• [EXERCISE AIM] Give back a single number, the count of lines containing the word "that".

══ SUPPLIED DATA

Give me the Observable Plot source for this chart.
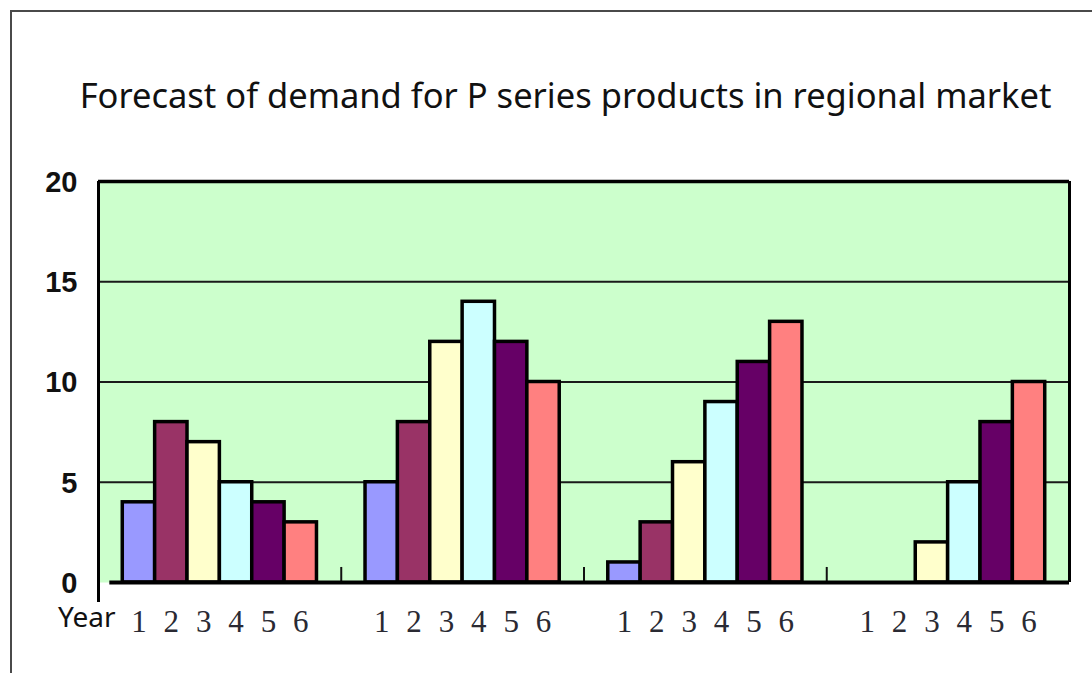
<!DOCTYPE html>
<html>
<head>
<meta charset="utf-8">
<script src="https://cdn.jsdelivr.net/npm/d3@7"></script>
<script src="https://cdn.jsdelivr.net/npm/@observablehq/plot@0.6"></script>
<style>
  html, body { margin: 0; padding: 0; background: #fff; overflow: hidden; }
  #page { position: relative; width: 1092px; height: 673px; overflow: hidden; }
  #border { position: absolute; left: 10px; top: 10px; width: 2000px; height: 2000px;
            border-left: 2px solid #4a4a4a; border-top: 2px solid #4a4a4a; }
  #title { position: absolute; left: 0; width: 1131px; top: 74px; text-align: center;
           font-family: "Noto Sans", sans-serif; font-size: 34.5px; line-height: 1.2; color: #111; white-space: nowrap; }
  #chart { position: absolute; left: 0; top: 0; }
  #year { position: absolute; left: 58px; top: 602px; font-family: "Noto Sans", sans-serif;
          font-size: 28px; line-height: 1; color: #111; }
</style>
</head>
<body>
<div id="page">
  <div id="border"></div>
  <div id="title">Forecast of demand for P series products in regional market</div>
  <div id="chart"></div>
  <div id="year">Year</div>
</div>
<script>
// Forecast demand per year (1–6) in each of the four regional markets
const markets = ["Market 1", "Market 2", "Market 3", "Market 4"];
const years = [1, 2, 3, 4, 5, 6];
const market1 = [4, 8, 7, 5, 4, 3];
const market2 = [5, 8, 12, 14, 12, 10];
const market3 = [1, 3, 6, 9, 11, 13];
const market4 = [0, 0, 2, 5, 8, 10];
const yearColors = ["#9999ff", "#993366", "#ffffcc", "#ccffff", "#660066", "#ff8080"];
const yTicks = [5, 10, 15, 20];

// Each market occupies a slot of 7.5 units on the x axis; its six bars sit in the middle
const slot = 7.5;
const edge = (slot - years.length) / 2;
const series = [market1, market2, market3, market4];
const rows = [];
series.forEach((vals, g) => {
  vals.forEach((v, i) => {
    const x1 = g * slot + edge + i;
    rows.push({market: markets[g], year: years[i], value: v, x1, x2: x1 + 1, xc: x1 + 0.5});
  });
});
const separators = markets.slice(1).map((m, g) => (g + 1) * slot);

const labelFont = {fontFamily: "Liberation Sans, Arial, sans-serif", fontWeight: "bold", fontSize: 29, fill: "#111"};

const chart = Plot.plot({
  width: 1092,
  height: 673,
  marginTop: 181,
  marginBottom: 91,
  marginLeft: 98,
  marginRight: 23,
  x: {domain: [0, markets.length * slot], axis: null},
  y: {domain: [0, 20], axis: null},
  color: {domain: years, range: yearColors},
  style: {background: "transparent"},
  marks: [
    Plot.frame({fill: "#ccffcc", stroke: null}),
    Plot.ruleY(yTicks.slice(0, -1), {stroke: "#1a1a1a", strokeWidth: 2}),
    Plot.ruleX(separators, {y1: 0, y2: 0.75, stroke: "#111", strokeWidth: 2}),
    Plot.rectY(rows, {
      x1: "x1", x2: "x2", y1: 0, y2: "value",
      fill: "year", stroke: "#000", strokeWidth: 3.5
    }),
    Plot.ruleY([0], {x1: 0.35, x2: markets.length * slot, stroke: "#000", strokeWidth: 4}),
    Plot.ruleY([20], {stroke: "#000", strokeWidth: 3.5}),
    Plot.ruleX([0], {y1: -1, y2: 20, stroke: "#000", strokeWidth: 3}),
    Plot.ruleX([markets.length * slot], {y1: 0, y2: 20, stroke: "#000", strokeWidth: 3}),
    Plot.text(yTicks, {x: 0, y: d => d, text: d => String(d), textAnchor: "end", dx: -21, dy: 1, ...labelFont}),
    Plot.text([0], {x: 0, y: d => d, text: d => String(d), textAnchor: "end", dx: -21, dy: 1, ...labelFont}),
    Plot.text(rows, {
      x: "xc", y: 0, text: d => String(d.year), dy: 40,
      fontFamily: "Liberation Serif, serif", fontSize: 31, fill: "#2a2a33"
    })
  ]
});
document.getElementById("chart").append(chart);
</script>
</body>
</html>
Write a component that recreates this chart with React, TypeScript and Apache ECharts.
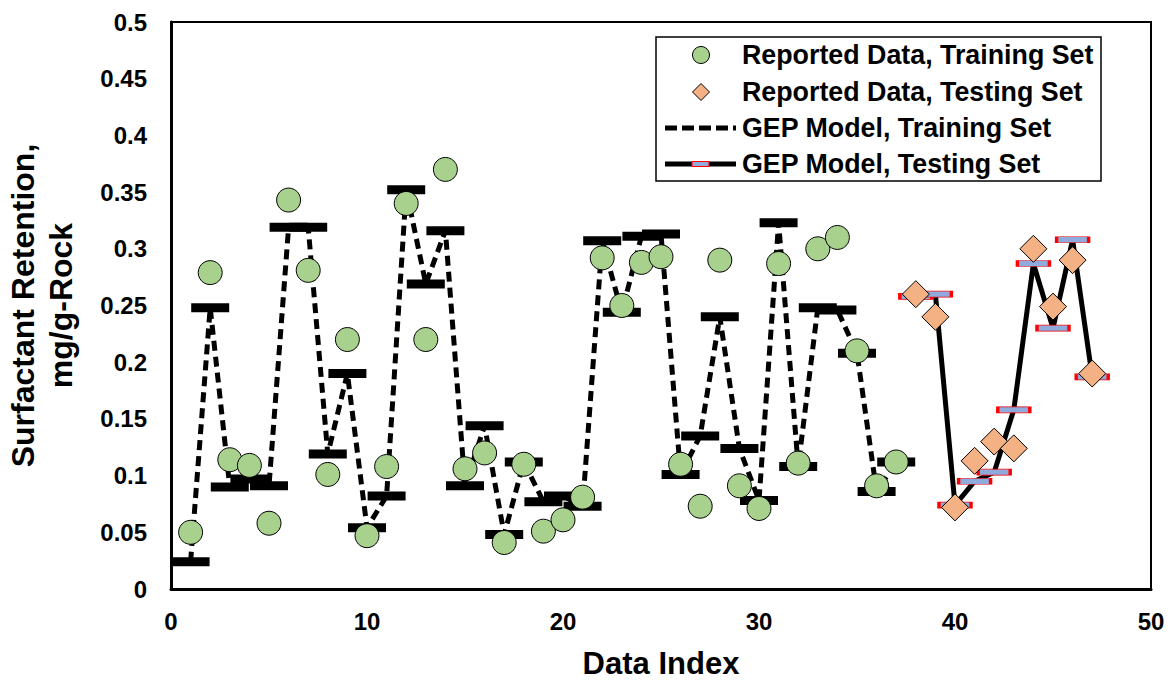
import React, { useEffect, useRef } from "react";
import * as echarts from "echarts";

const trainIndex = [1,2,3,4,5,6,7,8,9,10,11,12,13,14,15,16,17,18,19,20,21,22,23,24,25,26,27,28,29,30,31,32,33,34,35,36,37];
const trainReported = [0.050,0.279,0.114,0.109,0.058,0.343,0.281,0.101,0.220,0.047,0.108,0.340,0.220,0.370,0.106,0.120,0.041,0.110,0.051,0.061,0.081,0.292,0.250,0.288,0.293,0.110,0.073,0.290,0.091,0.071,0.287,0.111,0.300,0.310,0.210,0.091,0.112];
const trainModel = [0.024,0.248,0.090,0.097,0.091,0.319,0.319,0.119,0.190,0.054,0.082,0.352,0.269,0.316,0.091,0.144,0.048,0.112,0.077,0.082,0.073,0.307,0.244,0.311,0.313,0.101,0.135,0.240,0.124,0.078,0.323,0.108,0.248,0.246,0.208,0.086,0.112];

const testIndex = [38,39,40,41,42,43,44,45,46,47];
const testReported = [0.260,0.240,0.072,0.113,0.130,0.124,0.300,0.249,0.290,0.190];
const testModel = [0.258,0.260,0.074,0.095,0.103,0.158,0.287,0.230,0.308,0.187];

const legendLabels = [
  "Reported Data, Training Set",
  "Reported Data, Testing Set",
  "GEP Model, Training Set",
  "GEP Model, Testing Set",
];

const FONT = "'Liberation Sans', Arial, sans-serif";
const GREEN = "#a9d18e";
const ORANGE = "#f4b183";
const BLUE = "#8faadc";

const pairs = (xs: number[], ys: number[]) => xs.map((x, i) => [x, ys[i]]);

export default function App() {
  const ref = useRef<HTMLDivElement>(null);
  useEffect(() => {
    if (!ref.current) return;
    const chart = echarts.init(ref.current, null, { renderer: "svg" });
    const rowY = [55, 92, 128, 164];
    const textX = 742;
    chart.setOption({
      animation: false,
      backgroundColor: "#fff",
      grid: {
        left: 171,
        top: 22,
        right: 22,
        bottom: 91,
        show: true,
        borderColor: "#000",
        borderWidth: 2,
        containLabel: false,
        outerBoundsMode: "none",
      },
      xAxis: {
        type: "value",
        min: 0,
        max: 50,
        interval: 10,
        name: "Data Index",
        nameLocation: "middle",
        nameGap: 59,
        nameTextStyle: { fontFamily: FONT, fontWeight: "bold", fontSize: 31, lineHeight: 30, color: "#000" },
        axisLine: { show: true, onZero: false, lineStyle: { color: "#000", width: 3 } },
        axisTick: { show: false },
        splitLine: { show: false },
        axisLabel: { fontFamily: FONT, fontWeight: "bold", fontSize: 24, color: "#000", margin: 20 },
      },
      yAxis: {
        type: "value",
        min: 0,
        max: 0.5,
        interval: 0.05,
        name: "Surfactant Retention,\nmg/g-Rock",
        nameLocation: "middle",
        nameRotate: 90,
        nameGap: 91,
        nameTextStyle: { fontFamily: FONT, fontWeight: "bold", fontSize: 32, lineHeight: 38, color: "#000", align: "center" },
        axisLine: { show: true, lineStyle: { color: "#000", width: 3 } },
        axisTick: { show: false },
        splitLine: { show: false },
        axisLabel: {
          fontFamily: FONT,
          fontWeight: "bold",
          fontSize: 24,
          color: "#000",
          margin: 24,
          formatter: (v: number) => String(parseFloat(v.toFixed(2))),
        },
      },
      series: [
        {
          name: legendLabels[2],
          type: "line",
          data: pairs(trainIndex, trainModel),
          symbol: "rect",
          symbolSize: [38, 9],
          showSymbol: true,
          itemStyle: { color: "#000" },
          lineStyle: { color: "#000", width: 5, type: [10, 6] },
          z: 2,
        },
        {
          name: legendLabels[3],
          type: "line",
          data: pairs(testIndex, testModel),
          symbol: "rect",
          symbolSize: [32, 6],
          showSymbol: true,
          itemStyle: { color: BLUE, borderColor: "#ff0000", borderWidth: 1.5 },
          lineStyle: { color: "#000", width: 5 },
          z: 2,
        },
        {
          name: legendLabels[0],
          type: "scatter",
          data: pairs(trainIndex, trainReported),
          symbol: "circle",
          symbolSize: 24,
          itemStyle: { color: GREEN, borderColor: "#000", borderWidth: 1, opacity: 1 },
          z: 3,
        },
        {
          name: legendLabels[1],
          type: "scatter",
          data: pairs(testIndex, testReported),
          symbol: "diamond",
          symbolSize: 27,
          itemStyle: { color: ORANGE, borderColor: "#000", borderWidth: 1, opacity: 1 },
          z: 3,
        },
      ],
      graphic: [
        {
          type: "group",
          z: 100,
          children: [
            { type: "rect", shape: { x: 656, y: 37, width: 445, height: 144 }, style: { fill: "#fff", stroke: "#000", lineWidth: 1.5 } },
            { type: "circle", shape: { cx: 701, cy: rowY[0], r: 8.5 }, style: { fill: GREEN, stroke: "#000", lineWidth: 1 } },
            { type: "polygon", shape: { points: [[701, rowY[1] - 8.5], [709.5, rowY[1]], [701, rowY[1] + 8.5], [692.5, rowY[1]]] }, style: { fill: ORANGE, stroke: "#000", lineWidth: 1 } },
            { type: "line", shape: { x1: 665, y1: rowY[2], x2: 736, y2: rowY[2] }, style: { stroke: "#000", lineWidth: 5, lineDash: [12, 5] } },
            { type: "line", shape: { x1: 665, y1: rowY[3], x2: 736, y2: rowY[3] }, style: { stroke: "#000", lineWidth: 5 } },
            { type: "rect", shape: { x: 692, y: rowY[3] - 2.5, width: 17, height: 5 }, style: { fill: BLUE, stroke: "#ff0000", lineWidth: 1.2 } },
            ...legendLabels.map((t, i) => ({
              type: "text",
              x: textX,
              y: rowY[i],
              style: { text: t, fill: "#000", font: `bold 26.8px ${FONT}`, textVerticalAlign: "middle", verticalAlign: "middle" },
            })),
          ],
        },
      ],
    });
    return () => chart.dispose();
  }, []);
  return (
    <div
      ref={ref}
      style={{ position: "absolute", left: 0, top: 0, width: 1173, height: 680, background: "#fff" }}
    />
  );
}
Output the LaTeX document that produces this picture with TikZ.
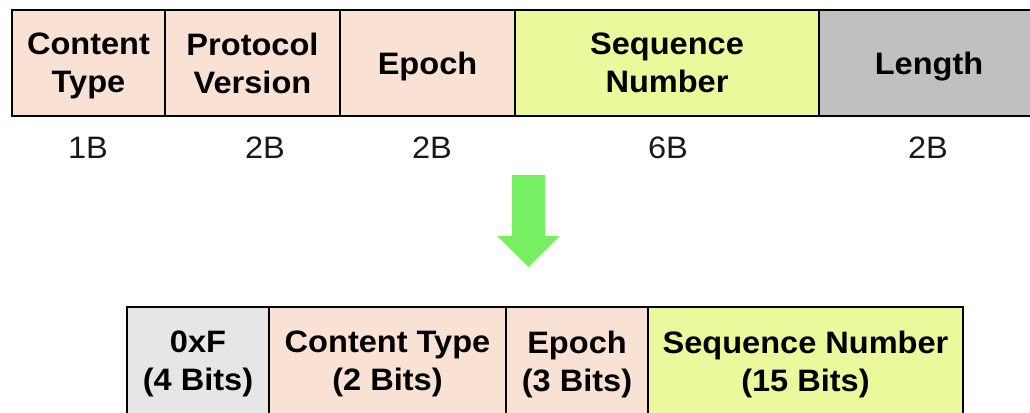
\documentclass[tikz,border=0pt]{standalone}
\usepackage{fontspec}
\setmainfont[FakeStretch=1.05]{Liberation Sans}
\definecolor{peach}{HTML}{F9E2D3}
\definecolor{seqgreen}{HTML}{EBF89C}
\definecolor{lengray}{HTML}{C0C0C0}
\definecolor{hexgray}{HTML}{E6E6E6}
\definecolor{arrowgreen}{HTML}{76F062}
\begin{document}
\begin{tikzpicture}[x=1pt,y=-1pt,
  cell/.style={draw=black, line width=2.6pt, inner sep=0pt, outer sep=0pt, align=center,
    text depth=0pt, font=\fontsize{31}{38}\selectfont\bfseries},
  size/.style={inner sep=0pt, text depth=0pt, font=\fontsize{31}{38}\selectfont, text=black!90}]
\useasboundingbox (0,0) rectangle (1030,412);
\begin{scope}
\clip (0,0) rectangle (1030,412);
% top row
\node[cell, fill=peach, minimum width=153pt, minimum height=106pt] (ct) at (88.5,63) {Content\\Type};
\node[cell, fill=peach, minimum width=175pt, minimum height=106pt] (pv) at (252.5,63) {Protocol\\Version};
\node[cell, fill=peach, minimum width=175pt, minimum height=106pt] (ep) at (427.5,63) {Epoch};
\node[cell, fill=seqgreen, minimum width=304pt, minimum height=106pt] (sn) at (667,63) {Sequence\\Number};
\node[cell, fill=lengray, minimum width=220pt, minimum height=106pt] (ln) at (929,63) {Length};
% sizes
\node[size] (s1) at (88,148) {1B};
\node[size] (s2) at (265,148) {2B};
\node[size] (s3) at (432,148) {2B};
\node[size] (s4) at (668,148) {6B};
\node[size] (s5) at (928,148) {2B};
% arrow
\fill[arrowgreen] (512,175) -- (545,175) -- (545,236) -- (560,236) -- (528.5,267) -- (497,236) -- (512,236) -- cycle;
% bottom row
\node[cell, fill=hexgray, minimum width=142pt, minimum height=108pt] (hx) at (198,361) {0xF\\(4 Bits)};
\node[cell, fill=peach, minimum width=237pt, minimum height=108pt] (bct) at (387.5,361) {Content Type\\(2 Bits)};
\node[cell, fill=peach, minimum width=142pt, minimum height=108pt] (bep) at (577,361) {Epoch\\(3 Bits)};
\node[cell, fill=seqgreen, minimum width=315pt, minimum height=108pt] (bsn) at (805.5,361) {Sequence Number\\(15 Bits)};
\end{scope}
\end{tikzpicture}
\end{document}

════

• [EXPECTED ANSWER] 2